Copy out the material below in full, but not its images.

■ ■ ■

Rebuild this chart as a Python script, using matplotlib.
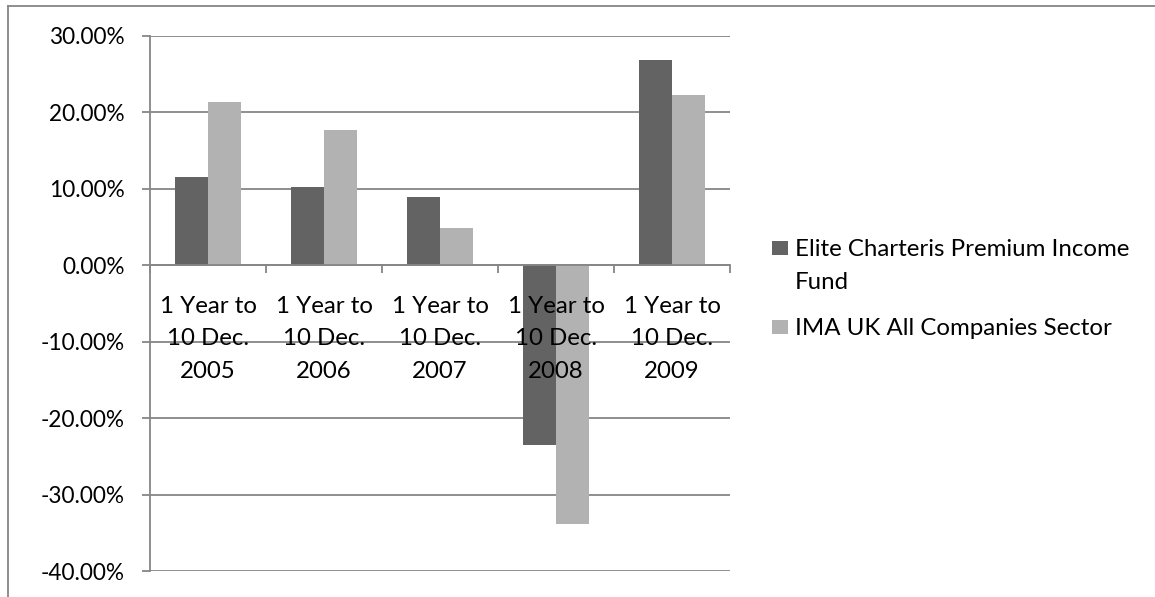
import matplotlib
matplotlib.use("Agg")
import matplotlib.pyplot as plt
import matplotlib.ticker
from matplotlib.patches import Rectangle
import numpy as np

categories = [
    "1 Year to\n10 Dec.\n2005",
    "1 Year to\n10 Dec.\n2006",
    "1 Year to\n10 Dec.\n2007",
    "1 Year to\n10 Dec.\n2008",
    "1 Year to\n10 Dec.\n2009",
]
elite = [11.5, 10.3, 8.9, -23.5, 26.8]
ima = [21.4, 17.7, 4.9, -33.8, 22.3]
series_names = ["Elite Charteris Premium Income\nFund", "IMA UK All Companies Sector"]
yticks = [-40, -30, -20, -10, 0, 10, 20, 30]

DARK = "#636363"
LIGHT = "#b2b2b2"
GRID = "#868686"
FONT = "Lato"
FS_Y = 16.3
FS = 17.3

W, H = 1155, 597
fig = plt.figure(figsize=(W / 100, H / 100), dpi=100)
fig.patch.set_facecolor("white")

# plot area in pixels: x 150..730, y 36..571
ax = fig.add_axes([150 / W, 1 - 571 / H, 580 / W, (571 - 36) / H])

x = np.arange(len(categories))
bw = 0.285
ax.bar(x - bw / 2, elite, bw, color=DARK, linewidth=0, zorder=3)
ax.bar(x + bw / 2, ima, bw, color=LIGHT, linewidth=0, zorder=3)

ax.set_xlim(-0.5, len(categories) - 0.5)
ax.set_ylim(-40, 30)
ax.set_yticks(yticks)
ax.yaxis.set_major_formatter(matplotlib.ticker.FuncFormatter(lambda v, p: f"{v:.2f}%"))
ax.yaxis.grid(True, color=GRID, linewidth=1.3)
ax.set_axisbelow(True)
# category labels sit on top of the bars, as in Excel
ax.xaxis.set_zorder(5)

for s in ["top", "right"]:
    ax.spines[s].set_visible(False)
ax.spines["left"].set_color(GRID)
ax.spines["left"].set_linewidth(1.3)
ax.spines["bottom"].set_position(("data", 0))
ax.spines["bottom"].set_color(GRID)
ax.spines["bottom"].set_linewidth(1.3)
ax.spines["bottom"].set_zorder(4)

ax.tick_params(axis="y", length=6, width=1.3, color=GRID, pad=12, labelsize=FS_Y)
ax.set_xticks(np.arange(-0.5, len(categories), 1.0))
ax.set_xticklabels([])
ax.tick_params(axis="x", which="major", direction="out", length=6, width=1.3, color=GRID)
ax.set_xticks(x, minor=True)
ax.set_xticklabels(categories, minor=True, fontsize=FS, linespacing=1.67)
ax.tick_params(axis="x", which="minor", length=0, pad=22)
for lab in ax.get_yticklabels() + ax.get_xticklabels(minor=True):
    lab.set_fontfamily(FONT)

# outer chart frame (top and left edges visible)
fig.add_artist(plt.Line2D([8 / W, 1], [1 - 6 / H, 1 - 6 / H], color=GRID, linewidth=1.3))
fig.add_artist(plt.Line2D([8 / W, 8 / W], [0, 1 - 6 / H], color=GRID, linewidth=1.3))

# legend, Excel style: square aligned with first text line
legend_rows = [(series_names[0], DARK, 248), (series_names[1], LIGHT, 327)]
for name, col, yc in legend_rows:
    fig.add_artist(Rectangle((772 / W, 1 - (yc + 7) / H), 16 / W, 14 / H,
                             transform=fig.transFigure, color=col, linewidth=0))
    fig.text(795 / W, 1 - (yc - 9) / H, name, fontsize=FS, fontfamily=FONT,
             va="top", ha="left", linespacing=1.7)

fig.savefig("out.png", dpi=100, facecolor="white")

■ ■ ■

◆ Reply ◆
Rebuild this chart as a Python script, using matplotlib.
import matplotlib
matplotlib.use("Agg")
import matplotlib.pyplot as plt
import matplotlib.ticker
from matplotlib.patches import Rectangle
import numpy as np

categories = [
    "1 Year to\n10 Dec.\n2005",
    "1 Year to\n10 Dec.\n2006",
    "1 Year to\n10 Dec.\n2007",
    "1 Year to\n10 Dec.\n2008",
    "1 Year to\n10 Dec.\n2009",
]
elite = [11.5, 10.3, 8.9, -23.5, 26.8]
ima = [21.4, 17.7, 4.9, -33.8, 22.3]
series_names = ["Elite Charteris Premium Income\nFund", "IMA UK All Companies Sector"]
yticks = [-40, -30, -20, -10, 0, 10, 20, 30]

DARK = "#636363"
LIGHT = "#b2b2b2"
GRID = "#868686"
FONT = "Lato"
FS_Y = 16.3
FS = 17.3

W, H = 1155, 597
fig = plt.figure(figsize=(W / 100, H / 100), dpi=100)
fig.patch.set_facecolor("white")

# plot area in pixels: x 150..730, y 36..571
ax = fig.add_axes([150 / W, 1 - 571 / H, 580 / W, (571 - 36) / H])

x = np.arange(len(categories))
bw = 0.285
ax.bar(x - bw / 2, elite, bw, color=DARK, linewidth=0, zorder=3)
ax.bar(x + bw / 2, ima, bw, color=LIGHT, linewidth=0, zorder=3)

ax.set_xlim(-0.5, len(categories) - 0.5)
ax.set_ylim(-40, 30)
ax.set_yticks(yticks)
ax.yaxis.set_major_formatter(matplotlib.ticker.FuncFormatter(lambda v, p: f"{v:.2f}%"))
ax.yaxis.grid(True, color=GRID, linewidth=1.3)
ax.set_axisbelow(True)
# category labels sit on top of the bars, as in Excel
ax.xaxis.set_zorder(5)

for s in ["top", "right"]:
    ax.spines[s].set_visible(False)
ax.spines["left"].set_color(GRID)
ax.spines["left"].set_linewidth(1.3)
ax.spines["bottom"].set_position(("data", 0))
ax.spines["bottom"].set_color(GRID)
ax.spines["bottom"].set_linewidth(1.3)
ax.spines["bottom"].set_zorder(4)

ax.tick_params(axis="y", length=6, width=1.3, color=GRID, pad=12, labelsize=FS_Y)
ax.set_xticks(np.arange(-0.5, len(categories), 1.0))
ax.set_xticklabels([])
ax.tick_params(axis="x", which="major", direction="out", length=6, width=1.3, color=GRID)
ax.set_xticks(x, minor=True)
ax.set_xticklabels(categories, minor=True, fontsize=FS, linespacing=1.67)
ax.tick_params(axis="x", which="minor", length=0, pad=22)
for lab in ax.get_yticklabels() + ax.get_xticklabels(minor=True):
    lab.set_fontfamily(FONT)

# outer chart frame (top and left edges visible)
fig.add_artist(plt.Line2D([8 / W, 1], [1 - 6 / H, 1 - 6 / H], color=GRID, linewidth=1.3))
fig.add_artist(plt.Line2D([8 / W, 8 / W], [0, 1 - 6 / H], color=GRID, linewidth=1.3))

# legend, Excel style: square aligned with first text line
legend_rows = [(series_names[0], DARK, 248), (series_names[1], LIGHT, 327)]
for name, col, yc in legend_rows:
    fig.add_artist(Rectangle((772 / W, 1 - (yc + 7) / H), 16 / W, 14 / H,
                             transform=fig.transFigure, color=col, linewidth=0))
    fig.text(795 / W, 1 - (yc - 9) / H, name, fontsize=FS, fontfamily=FONT,
             va="top", ha="left", linespacing=1.7)

fig.savefig("out.png", dpi=100, facecolor="white")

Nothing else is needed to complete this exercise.